Somali Outlaws
- Years active: 2000s-present
- Territory: Cedar-Riverside, Minneapolis, Saint Paul, and Nashville
- Ethnicity: Somali Americans (predominantly) Ethiopian Americans (minority)
- Leader: Mustafa Ali
- Activities: drug trafficking Human trafficking
- Allies: East African Posse
- Rivals: Hot Boyz Madhiban With Attitude 1627 Boys

= Somali Outlaws =

The Somali Outlaws are a Somali American gang. The gang originated in the Minneapolis–Saint Paul metropolitan area.

== History ==
The Somali Outlaws is a street gang consisting of Somali American youths. Mustafa Ali, the leader of the Outlaws, was shot three times in the chest and killed on October 11, 2019.

== Territory ==
The Outlaws' principal territory encompasses the area around the Karmel Mall in south Minneapolis, and in Saint Paul, Minnesota.
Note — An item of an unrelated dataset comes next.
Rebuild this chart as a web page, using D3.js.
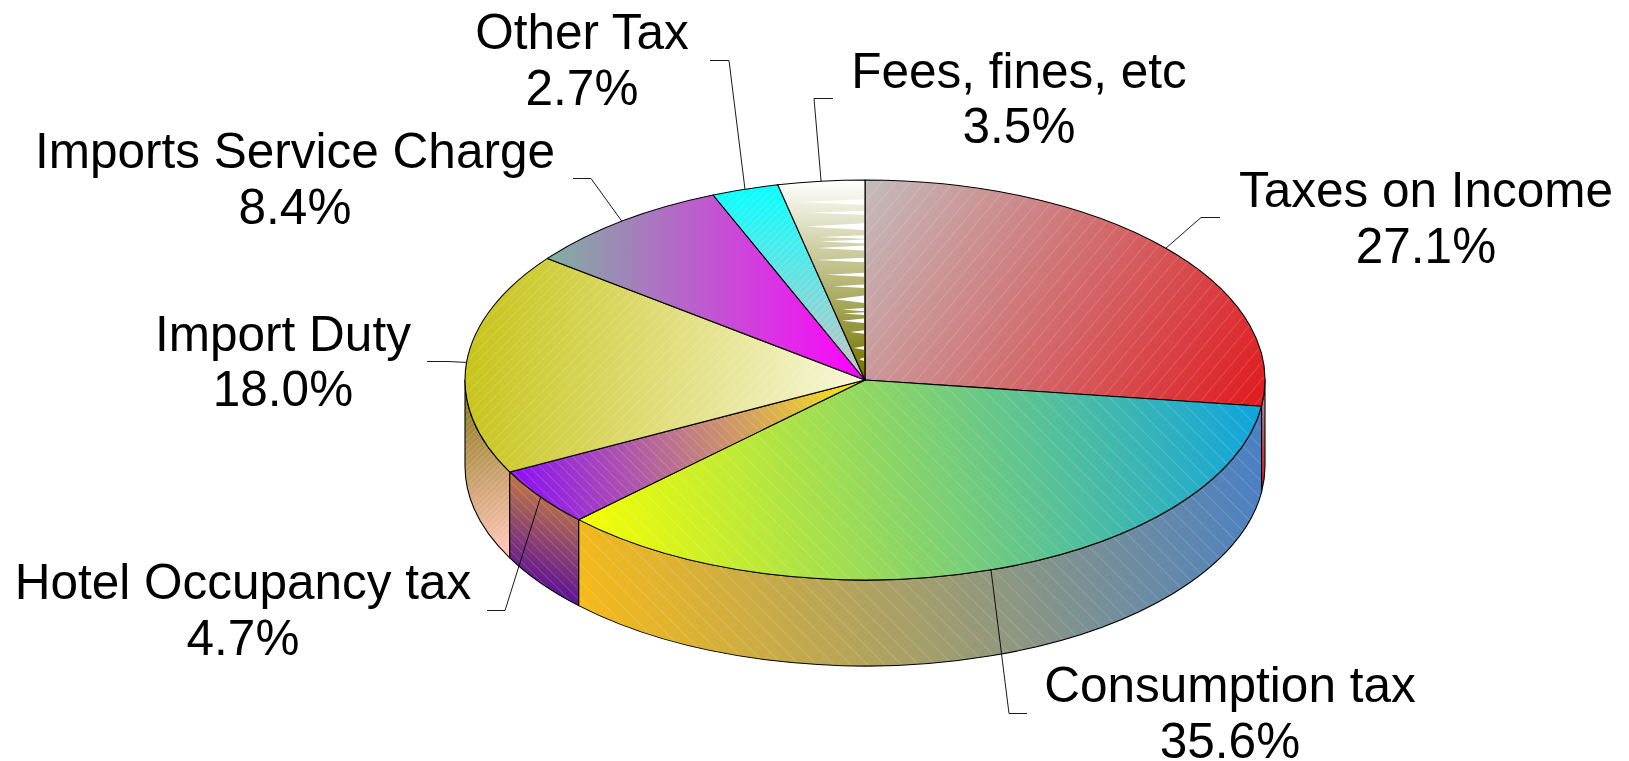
<!DOCTYPE html>
<html>
<head>
<meta charset="utf-8">
<title>Revenue by source</title>
<script src="https://cdn.jsdelivr.net/npm/d3@7/dist/d3.min.js"></script>
<style>
	html, body { margin: 0; padding: 0; background: #fff; }
	svg { display: block; }
	text { font-family: "Liberation Sans", Arial, sans-serif; font-size: 49.5px; fill: #000; text-anchor: middle; }
</style>
</head>
<body>
<div id="main"></div>
<script>
	var categories = ["Taxes on Income", "Consumption tax", "Hotel Occupancy tax", "Import Duty", "Imports Service Charge", "Other Tax", "Fees, fines, etc"];
	var shares = [27.1, 35.6, 4.7, 18.0, 8.4, 2.7, 3.5];

	/* white streaks in the fees slice, fractions of the slice height and of the radius */
	var streakDepth = [0.11, 0.164, 0.233, 0.285, 0.307, 0.34, 0.4, 0.474, 0.531, 0.596, 0.648, 0.668, 0.704, 0.76, 0.84, 0.896];
	var streakLength = [0.16, 0.135, 0.143, 0.114, 0.11, 0.118, 0.118, 0.093, 0.077, 0.073, 0.055, 0.052, 0.055, 0.035, 0.026, 0.012];
	var streakThick = [0.027, 0.02, 0.033, 0.018, 0.02, 0.025, 0.022, 0.02, 0.018, 0.037, 0.017, 0.013, 0.022, 0.018, 0.017, 0.017];

	var width = 1629, height = 761;
	var cx = 865, cy = 380, rx = 400, ry = 200, depth = 86;

	/* gradient end points and colours for each top face and wall */
	var topStyle = [
		{ from: [865, 181], to: [1258, 408], c0: "#c4bcbc", c1: "#e01c20", hatch: [-50, 11] },
		{ from: [579, 519], to: [1261, 406], c0: "#f6ff00", c1: "#0ea4de", hatch: [45, 12] },
		{ from: [510, 472], to: [865, 380], c0: "#8c10f4", c1: "#f8ea10", hatch: [45, 7.5] },
		{ from: [470, 340], to: [865, 380], c0: "#c8c41c", c1: "#f8f8dc", hatch: [-45, 7.5] },
		{ from: [548, 320], to: [865, 320], c0: "#80b0a0", c1: "#ff00ff", hatch: null },
		{ from: [800, 186], to: [800, 378], c0: "#08ffff", c1: "#ccc2c2", hatch: [-45, 5] },
		{ from: [820, 181], to: [820, 372], c0: "#ffffff", c1: "#767600", hatch: null }
	];
	var wallStyle = [
		{ from: [1263, 385], to: [1263, 485], c0: "#a89c9c", c1: "#e01414", hatch: null },
		{ from: [579, 600], to: [1261, 470], c0: "#f6ba1a", c1: "#4a80c4", hatch: [45, 12] },
		{ from: [565, 500], to: [525, 590], c0: "#bc7448", c1: "#560a9c", hatch: [45, 7] },
		{ from: [465, 385], to: [512, 545], c0: "#847610", c1: "#ffc4b6", hatch: [-45, 4] }
	];

	/* label centre and baselines, then the leader elbow and its end */
	var labelStyle = [
		{ x: 1426, y0: 207, y1: 263, elbow: [1201, 217.5], end: [1220, 217.5] },
		{ x: 1230, y0: 702, y1: 758, elbow: [1009, 713.5], end: [1027, 713.5] },
		{ x: 243, y0: 599, y1: 655, elbow: [505, 610.5], end: [487, 610.5] },
		{ x: 283, y0: 351, y1: 406, elbow: [448, 361.5], end: [427, 361.5] },
		{ x: 295, y0: 168, y1: 224, elbow: [591, 178.5], end: [573, 178.5] },
		{ x: 582, y0: 49, y1: 105, elbow: [729, 60.5], end: [710, 60.5] },
		{ x: 1019, y0: 88, y1: 143, elbow: [814, 98.5], end: [833, 98.5] }
	];

	var svg = d3.select("#main").append("svg")
		.attr("width", width)
		.attr("height", height);
	var defs = svg.append("defs");

	var pie = d3.pie().sort(null).startAngle(0).endAngle(2 * Math.PI);
	var slices = pie(shares);

	function px(a) { return cx + rx * Math.sin(a); }
	function py(a) { return cy - ry * Math.cos(a); }

	function topPath(d) {
		var large = d.endAngle - d.startAngle > Math.PI ? 1 : 0;
		return "M" + cx + "," + cy + "L" + px(d.startAngle) + "," + py(d.startAngle) +
			"A" + rx + "," + ry + " 0 " + large + " 1 " + px(d.endAngle) + "," + py(d.endAngle) + "Z";
	}

	function wallPath(a0, a1) {
		return "M" + px(a0) + "," + py(a0) +
			"A" + rx + "," + ry + " 0 0 1 " + px(a1) + "," + py(a1) +
			"L" + px(a1) + "," + (py(a1) + depth) +
			"A" + rx + "," + ry + " 0 0 0 " + px(a0) + "," + (py(a0) + depth) + "Z";
	}

	function addGradient(id, s) {
		var g = defs.append("linearGradient")
			.attr("id", id)
			.attr("gradientUnits", "userSpaceOnUse")
			.attr("x1", s.from[0]).attr("y1", s.from[1])
			.attr("x2", s.to[0]).attr("y2", s.to[1]);
		g.append("stop").attr("offset", 0).attr("stop-color", s.c0);
		g.append("stop").attr("offset", 1).attr("stop-color", s.c1);
	}

	function addHatch(id, h) {
		var p = defs.append("pattern")
			.attr("id", id)
			.attr("patternUnits", "userSpaceOnUse")
			.attr("width", h[1])
			.attr("height", h[1])
			.attr("patternTransform", "rotate(" + h[0] + ")");
		p.append("line")
			.attr("x1", 0).attr("y1", 0)
			.attr("x2", h[1]).attr("y2", 0)
			.attr("stroke", "#fff")
			.attr("stroke-opacity", 0.24)
			.attr("stroke-width", 1.2);
	}

	function drawFace(g, path, id, s) {
		addGradient("grad" + id, s);
		g.append("path").attr("d", path).attr("fill", "url(#grad" + id + ")");
		if (s.hatch) {
			addHatch("hatch" + id, s.hatch);
			g.append("path").attr("d", path).attr("fill", "url(#hatch" + id + ")");
		}
		g.append("path")
			.attr("d", path)
			.attr("fill", "none")
			.attr("stroke", "#000")
			.attr("stroke-width", 1.1)
			.attr("stroke-linejoin", "round");
	}

	/* only the front half of the rim shows */
	var walls = svg.append("g");
	[0, 3, 1, 2].forEach(function(i) {
		var a0 = Math.max(slices[i].startAngle, Math.PI / 2);
		var a1 = Math.min(slices[i].endAngle, 3 * Math.PI / 2);
		drawFace(walls, wallPath(a0, a1), "Wall" + i, wallStyle[i]);
	});

	var tops = svg.append("g");
	slices.forEach(function(d, i) {
		drawFace(tops, topPath(d), "Top" + i, topStyle[i]);
	});

	var streakY = d3.scaleLinear().domain([0, 1]).range([cy - ry, cy]);
	var streakLine = d3.line();
	tops.append("g").selectAll("path")
		.data(streakDepth)
		.enter().append("path")
		.attr("fill", "#fff")
		.attr("d", function(d, i) {
			var right = cx - 1;
			var half = streakThick[i] * ry / 2;
			return streakLine([
				[right - streakLength[i] * rx, streakY(d)],
				[right, streakY(d) - half],
				[right, streakY(d) + half]
			]) + "Z";
		});

	var leaders = svg.append("g");
	var labels = svg.append("g");
	slices.forEach(function(d, i) {
		var mid = (d.startAngle + d.endAngle) / 2;
		var s = labelStyle[i];
		leaders.append("path")
			.attr("d", d3.line()([[px(mid), py(mid)], s.elbow, s.end]))
			.attr("fill", "none")
			.attr("stroke", "#000")
			.attr("stroke-width", 0.9);
		labels.append("text")
			.attr("x", s.x)
			.attr("y", s.y0)
			.text(categories[i]);
		labels.append("text")
			.attr("x", s.x)
			.attr("y", s.y1)
			.text(d3.format(".1f")(d.data) + "%");
	});
</script>
</body>
</html>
They are also located in the Cedar-Riverside neighborhood, which has a high concentration of Somali-Americans and Somali immigrants.

== Rival gangs ==
The Outlaws' main rivals are Hot Boyz, Madhiban With Attitude, and 1627 Boys, a gang named after a high-rise apartment building in Cedar-Riverside. A shooting on one gang's turf can be followed hours, and sometimes minutes later, by a shooting in a rival gang's area.